Canaan reported Q1 fiscal 2026 revenue of about $63 million, below the $65 million consensus, and cut Q2 revenue guidance to $35 million-$45 million versus roughly $97 million expected. Product sales fell about 74% sequentially, EPS missed at -$0.86 vs -$0.03 expected, and the stock has dropped nearly 50% over the past six months to $0.42 near its 52-week low. BTIG kept a Buy rating and $3.00 target, but near-term demand weakness, weak gross margins, and downward analyst revisions point to continued pressure.

Analysis

CAN is being forced into the classic miner compression spiral: weak realized pricing hits product demand, which pushes utilization and ASPs down, which in turn makes equity-funded capacity expansion look value-destructive rather than accretive. The market is likely still underestimating how quickly low-margin hardware sales can turn into a cash drag when balance-sheet optionality is limited and the stock is effectively funding growth at distressed prices.
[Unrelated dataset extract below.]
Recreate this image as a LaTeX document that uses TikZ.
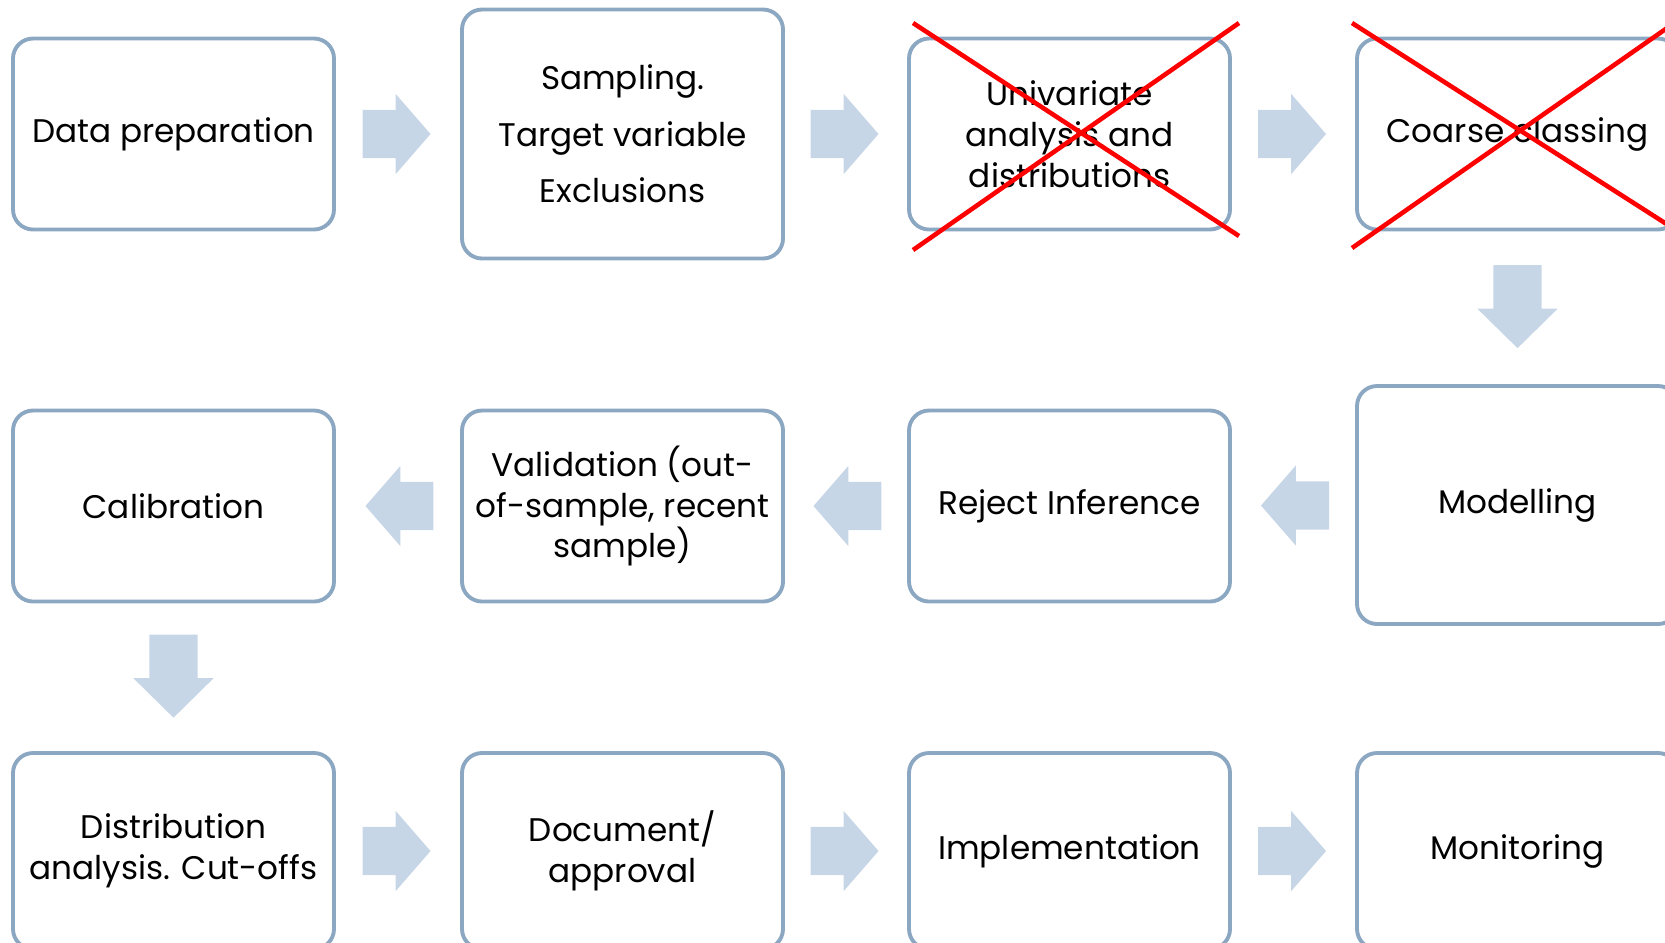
\documentclass[tikz,border=0pt]{standalone}
\usepackage{fontspec}
\setmainfont{Poppins}
\usepackage{xcolor}
\usepackage{tikz}
\usetikzlibrary{arrows.meta,positioning,calc,shapes.arrows}
\definecolor{stageline}{RGB}{139,167,194}
\definecolor{flowfill}{RGB}{199,214,230}

\begin{document}
\begin{tikzpicture}[
  x=0.1mm, y=-0.1mm,
  stage/.style={draw=stageline, line width=1.1pt, rounded corners=2mm, fill=white, minimum width=32.1mm, minimum height=19.1mm, inner xsep=1pt, align=center, font=\fontsize{9.3pt}{11.6pt}\selectfont},
  flow/.style={single arrow, fill=flowfill, draw=none, inner sep=0pt, text height=4.7mm, text depth=0pt, minimum height=6.8mm, single arrow head extend=1.6mm, single arrow tip angle=98},
  flowdown/.style={flow, minimum height=8.3mm, single arrow tip angle=91, rotate=-90},
  cross/.style={draw=red, line width=1.3pt}
]
\useasboundingbox (0,0) rectangle (1665,942);
\clip (0,0) rectangle (1665,942);
\node[stage] (prep) at (173.5,134) {Data preparation};
\node[stage, minimum height=24.9mm] (sampling) at (622.5,134) {Sampling.\\[4.5pt]Target variable\\[4.5pt]Exclusions};
\node[stage] (univar) at (1069.5,134) {Univariate\\analysis and\\distributions};
\node[stage] (coarse) at (1517.5,134) {Coarse classing};
\node[stage, minimum height=23.8mm] (model) at (1517.5,505) {Modelling};
\node[stage] (reject) at (1069.5,506) {Reject Inference};
\node[stage] (valid) at (622.5,506) {Validation (out-\\of-sample, recent\\sample)};
\node[stage] (calib) at (173.5,506) {Calibration};
\node[stage, minimum height=19.6mm] (distr) at (173.5,851) {Distribution\\analysis. Cut-offs};
\node[stage, minimum height=19.6mm] (doc) at (622.5,851) {Document/\\approval};
\node[stage, minimum height=19.6mm] (impl) at (1069.5,851) {Implementation};
\node[stage, minimum height=19.6mm] (monit) at (1517.5,851) {Monitoring};
\node[flow] (f1) at ($(prep.east)!.5!(sampling.west)+(-12,0)$) {};
\node[flow] (f2) at ($(sampling.east)!.5!(univar.west)+(-12,0)$) {};
\node[flow] (f3) at ($(univar.east)!.5!(coarse.west)+(-12,0)$) {};
\node[flowdown] (f4) at ($(coarse.south)!.5!(model.north)+(0,-13)$) {};
\node[flow, rotate=180] (f5) at ($(model.west)!.5!(reject.east)+(12,0)$) {};
\node[flow, rotate=180] (f6) at ($(reject.west)!.5!(valid.east)+(12,0)$) {};
\node[flow, rotate=180] (f7) at ($(valid.west)!.5!(calib.east)+(12,0)$) {};
\node[flowdown] (f8) at ($(calib.south)!.5!(distr.north)+(0,-13)$) {};
\node[flow] (f9) at ($(distr.east)!.5!(doc.west)+(-12,0)$) {};
\node[flow] (f10) at ($(doc.east)!.5!(impl.west)+(-12,0)$) {};
\node[flow] (f11) at ($(impl.east)!.5!(monit.west)+(-12,0)$) {};
\draw[cross] (913,23) -- (1239,236);
\draw[cross] (913,250) -- (1239,23);
\draw[cross] (1352,23) -- (1690,239);
\draw[cross] (1352,248) -- (1690,12);
\end{tikzpicture}
\end{document}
The deeper issue is that the JV acquisition increases hashrate exposure just as industry economics remain soft, so the incremental coins mined may not translate into incremental equity value if network difficulty rises or BTC stalls. In that setup, the “growth” narrative becomes a timing mismatch trade: near-term operating leverage is negative, while any benefit from scale is pushed out by months and depends on a much better crypto tape. For competitors, the relative winner is not another pure-play miner but the better-capitalized operator with cheaper power, stronger treasury, or more flexible financing, because this environment rewards survivability over nominal hashrate growth. CIFRW holders should not read much into the transaction flow here; the market will care far more about whether CAN’s capital structure can absorb another quarter or two of subscale margins than about who owns the JV on paper. The consensus may be too focused on ‘undervalued’ versus ‘cheap for a reason.’ With guidance implying a sharp near-term reset versus expectations, the stock could remain a funding-source short until there is either a BTC rally, a material reduction in network difficulty, or evidence that the acquired capacity is producing cash at a rate above the company’s cost of capital. The setup is more likely to improve over 3-6 months than in the next few weeks, so timing matters.